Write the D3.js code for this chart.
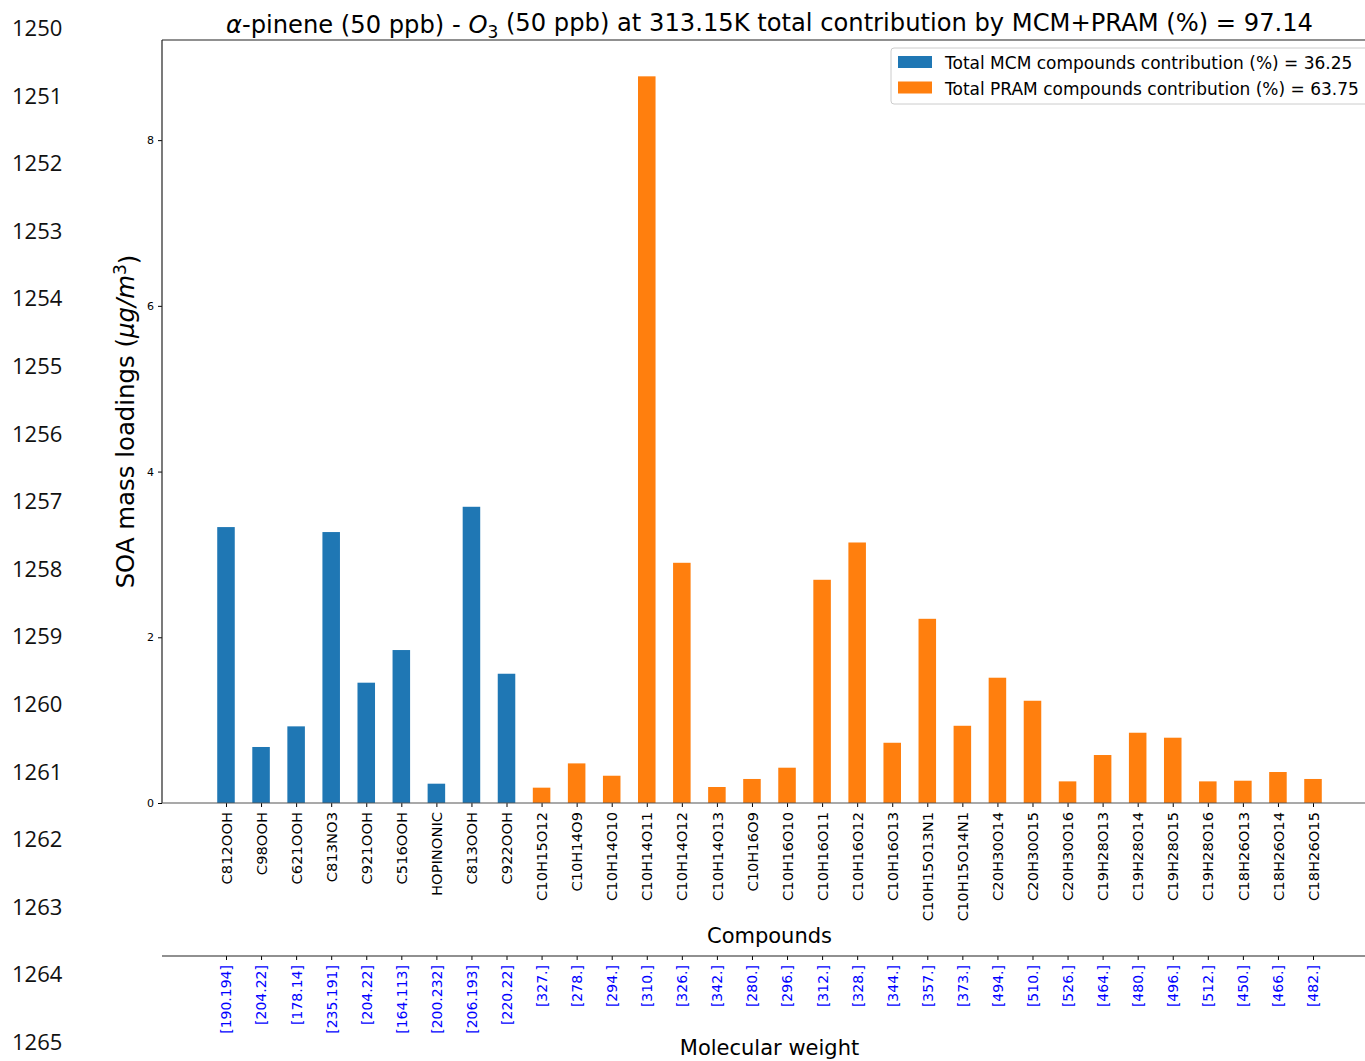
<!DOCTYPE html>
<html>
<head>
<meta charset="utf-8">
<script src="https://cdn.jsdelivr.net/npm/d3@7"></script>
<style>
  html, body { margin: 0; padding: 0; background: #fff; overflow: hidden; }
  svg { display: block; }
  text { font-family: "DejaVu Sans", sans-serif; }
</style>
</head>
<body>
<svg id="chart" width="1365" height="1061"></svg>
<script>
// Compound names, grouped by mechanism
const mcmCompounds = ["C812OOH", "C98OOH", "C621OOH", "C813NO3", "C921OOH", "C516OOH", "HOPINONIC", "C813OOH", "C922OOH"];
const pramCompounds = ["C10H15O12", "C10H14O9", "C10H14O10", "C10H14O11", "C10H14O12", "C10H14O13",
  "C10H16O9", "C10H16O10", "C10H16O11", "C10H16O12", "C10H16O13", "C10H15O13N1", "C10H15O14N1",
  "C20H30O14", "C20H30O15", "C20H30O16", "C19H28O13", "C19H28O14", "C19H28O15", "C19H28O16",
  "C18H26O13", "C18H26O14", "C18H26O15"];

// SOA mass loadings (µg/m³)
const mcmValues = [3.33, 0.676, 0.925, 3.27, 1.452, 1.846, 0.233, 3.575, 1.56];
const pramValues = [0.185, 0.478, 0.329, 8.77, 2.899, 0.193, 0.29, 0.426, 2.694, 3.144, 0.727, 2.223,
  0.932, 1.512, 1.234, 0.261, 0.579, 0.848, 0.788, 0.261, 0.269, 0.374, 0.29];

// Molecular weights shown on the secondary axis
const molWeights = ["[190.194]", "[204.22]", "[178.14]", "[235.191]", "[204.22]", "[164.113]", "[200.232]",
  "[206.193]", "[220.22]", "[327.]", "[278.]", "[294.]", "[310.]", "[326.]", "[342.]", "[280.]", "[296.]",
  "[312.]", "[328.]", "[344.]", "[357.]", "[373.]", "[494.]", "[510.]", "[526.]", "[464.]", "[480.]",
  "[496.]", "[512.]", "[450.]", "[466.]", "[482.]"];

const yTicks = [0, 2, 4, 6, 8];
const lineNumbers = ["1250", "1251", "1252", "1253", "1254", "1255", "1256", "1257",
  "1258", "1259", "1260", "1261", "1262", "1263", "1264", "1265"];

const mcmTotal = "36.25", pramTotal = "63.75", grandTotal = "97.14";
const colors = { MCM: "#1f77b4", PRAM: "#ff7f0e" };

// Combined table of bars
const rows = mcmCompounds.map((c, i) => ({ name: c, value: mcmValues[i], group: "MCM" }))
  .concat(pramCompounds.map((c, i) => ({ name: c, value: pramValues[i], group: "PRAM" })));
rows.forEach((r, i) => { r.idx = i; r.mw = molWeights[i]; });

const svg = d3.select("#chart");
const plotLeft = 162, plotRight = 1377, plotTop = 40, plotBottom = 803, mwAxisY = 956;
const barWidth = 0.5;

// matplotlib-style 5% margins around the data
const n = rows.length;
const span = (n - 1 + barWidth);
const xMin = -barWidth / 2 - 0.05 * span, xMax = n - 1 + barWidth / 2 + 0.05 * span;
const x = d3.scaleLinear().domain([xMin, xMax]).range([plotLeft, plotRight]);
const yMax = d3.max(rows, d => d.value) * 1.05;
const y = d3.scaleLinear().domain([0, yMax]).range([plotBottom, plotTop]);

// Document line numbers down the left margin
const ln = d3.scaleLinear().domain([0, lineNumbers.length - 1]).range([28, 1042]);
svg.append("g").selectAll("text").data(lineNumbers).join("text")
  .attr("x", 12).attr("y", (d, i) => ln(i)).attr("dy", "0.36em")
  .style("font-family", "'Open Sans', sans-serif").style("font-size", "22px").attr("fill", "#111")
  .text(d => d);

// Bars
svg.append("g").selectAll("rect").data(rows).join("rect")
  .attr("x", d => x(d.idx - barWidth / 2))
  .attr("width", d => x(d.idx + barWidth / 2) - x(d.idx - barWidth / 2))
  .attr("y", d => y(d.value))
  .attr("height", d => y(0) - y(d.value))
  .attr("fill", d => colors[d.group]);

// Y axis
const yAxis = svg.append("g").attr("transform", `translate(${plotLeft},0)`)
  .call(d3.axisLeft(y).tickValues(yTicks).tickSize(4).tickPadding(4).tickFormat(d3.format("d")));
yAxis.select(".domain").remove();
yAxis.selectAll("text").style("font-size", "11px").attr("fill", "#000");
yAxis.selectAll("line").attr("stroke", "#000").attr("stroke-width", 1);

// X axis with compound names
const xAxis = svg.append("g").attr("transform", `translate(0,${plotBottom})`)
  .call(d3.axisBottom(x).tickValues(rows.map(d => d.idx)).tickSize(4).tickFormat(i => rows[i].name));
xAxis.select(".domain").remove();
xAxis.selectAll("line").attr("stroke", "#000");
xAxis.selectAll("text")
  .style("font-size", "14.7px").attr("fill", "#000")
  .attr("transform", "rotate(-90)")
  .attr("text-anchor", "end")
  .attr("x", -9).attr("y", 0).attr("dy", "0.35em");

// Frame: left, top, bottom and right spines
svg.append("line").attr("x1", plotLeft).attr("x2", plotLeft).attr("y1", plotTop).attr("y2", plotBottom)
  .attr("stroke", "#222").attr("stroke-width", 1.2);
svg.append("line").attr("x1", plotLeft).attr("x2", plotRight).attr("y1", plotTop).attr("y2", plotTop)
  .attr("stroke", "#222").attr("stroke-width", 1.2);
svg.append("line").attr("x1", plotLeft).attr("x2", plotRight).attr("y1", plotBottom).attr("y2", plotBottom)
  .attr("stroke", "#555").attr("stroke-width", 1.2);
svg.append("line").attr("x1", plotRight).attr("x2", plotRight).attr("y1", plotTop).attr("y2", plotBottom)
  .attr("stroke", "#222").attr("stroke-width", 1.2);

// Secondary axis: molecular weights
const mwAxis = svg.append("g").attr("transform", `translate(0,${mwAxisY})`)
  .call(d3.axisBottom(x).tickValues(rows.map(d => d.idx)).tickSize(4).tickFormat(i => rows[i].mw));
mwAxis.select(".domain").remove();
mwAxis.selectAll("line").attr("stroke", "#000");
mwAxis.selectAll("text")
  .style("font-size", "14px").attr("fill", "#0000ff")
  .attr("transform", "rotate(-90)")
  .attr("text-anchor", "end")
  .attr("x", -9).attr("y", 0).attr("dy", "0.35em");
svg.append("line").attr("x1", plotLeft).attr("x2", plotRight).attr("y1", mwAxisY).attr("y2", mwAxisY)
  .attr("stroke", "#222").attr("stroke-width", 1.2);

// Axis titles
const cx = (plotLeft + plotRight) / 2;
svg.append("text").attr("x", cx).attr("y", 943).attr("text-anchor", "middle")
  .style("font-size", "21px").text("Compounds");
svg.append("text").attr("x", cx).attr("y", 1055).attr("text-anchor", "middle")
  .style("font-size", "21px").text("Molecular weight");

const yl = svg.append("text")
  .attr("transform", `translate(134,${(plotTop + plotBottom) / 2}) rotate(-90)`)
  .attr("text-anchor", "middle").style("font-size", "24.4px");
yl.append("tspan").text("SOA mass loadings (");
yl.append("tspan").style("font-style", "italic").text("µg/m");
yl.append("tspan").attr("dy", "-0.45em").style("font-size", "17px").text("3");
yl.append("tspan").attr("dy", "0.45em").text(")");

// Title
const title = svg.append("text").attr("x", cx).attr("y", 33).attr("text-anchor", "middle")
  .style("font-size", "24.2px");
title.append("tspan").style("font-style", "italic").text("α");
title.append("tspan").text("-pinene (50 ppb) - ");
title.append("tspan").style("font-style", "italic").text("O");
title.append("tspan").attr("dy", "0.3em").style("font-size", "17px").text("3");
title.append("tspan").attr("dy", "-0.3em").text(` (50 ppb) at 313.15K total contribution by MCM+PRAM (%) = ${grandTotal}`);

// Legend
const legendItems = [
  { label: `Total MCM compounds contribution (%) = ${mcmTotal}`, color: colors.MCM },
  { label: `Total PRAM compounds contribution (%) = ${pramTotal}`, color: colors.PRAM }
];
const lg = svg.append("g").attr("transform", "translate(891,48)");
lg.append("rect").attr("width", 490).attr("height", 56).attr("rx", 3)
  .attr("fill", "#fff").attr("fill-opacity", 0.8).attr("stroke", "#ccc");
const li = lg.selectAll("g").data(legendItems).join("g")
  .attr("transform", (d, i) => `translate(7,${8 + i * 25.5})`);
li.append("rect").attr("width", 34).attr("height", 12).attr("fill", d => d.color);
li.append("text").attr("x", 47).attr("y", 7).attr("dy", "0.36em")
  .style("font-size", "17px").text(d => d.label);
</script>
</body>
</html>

[Written exercise] Among the lines of the material, find those that hold the word "chart" and copy them.

[Answer to the exercise]
Write the D3.js code for this chart.
<svg id="chart" width="1365" height="1061"></svg>
const svg = d3.select("#chart");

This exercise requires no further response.